Numerical simulation of friction in metal forming using a halfspace model

Sheet and bulk metal forming are widely used manufacturing methods. The industrial trend towards function integration leads to a demand for workpieces having features of both methods. The new forming technology sheet-bulk metal forming is a promising approach to manufacture workpieces with functional elements. Tribological aspects generally play an important role in metal forming processes. Especially for the formability of functional elements friction is very important. The coexistence of low and high contact pressures is characteristic of sheet-bulk metal forming and presents a challenge for the friction modelling. The surfaces of tool and workpiece are always rough, so that initial contact only occurs at the asperities of surface roughness. Consequently for small and moderate loads the real contact area is smaller than the apparent contact area.

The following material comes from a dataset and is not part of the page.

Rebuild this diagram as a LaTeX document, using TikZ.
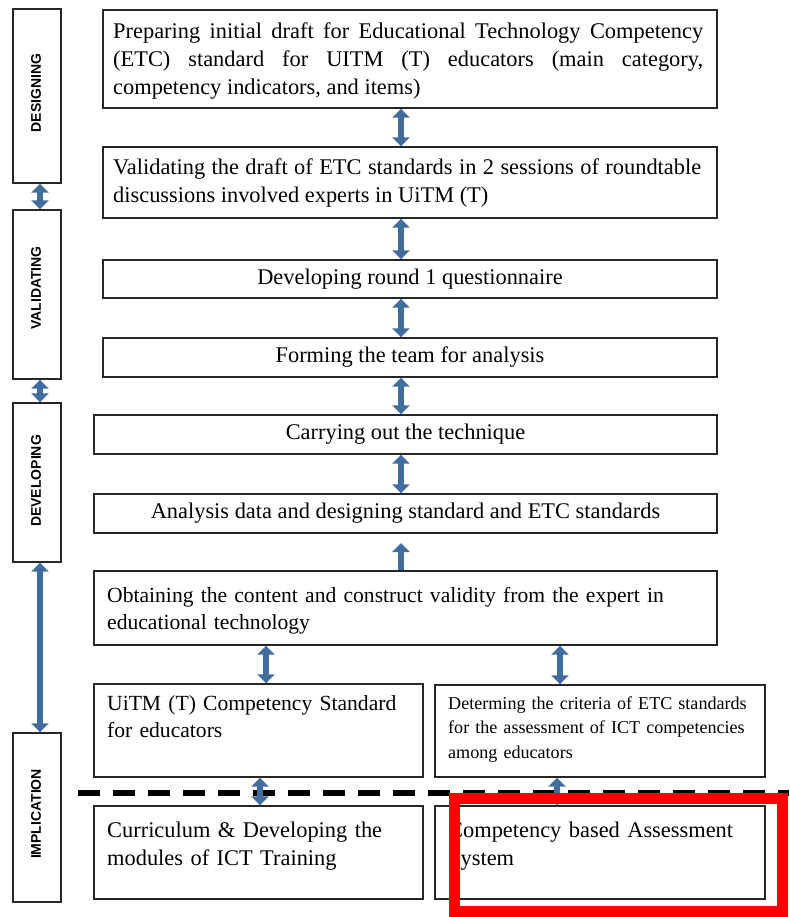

Surface traction can only occur in the real contact area, so that it is necessary to determine the real contact area in order to study the tribological behaviour of contact pairs. In order to get an accurate determination of the real contact area it is necessary to calculate the surface deformation in a three-dimensional model and to validate the simulation model by measurements. The halfspace approach has the significant advantage that only the surface has to be discretised, while in a Finite Element Analysis the whole bulk has to be discretised. Consequently the numerical effort, and thus the calculation time, in the halfspace model are much lower than in FE-modelling. The numerical solution scheme based on the halfspace theory is presented in this paper. Results of the calculation of the real contact area of rough surfaces are compared to experimental data from ultrasonic inspection. Friction coefficients calculated with the halfspace model are compared to results of strip drawing tests.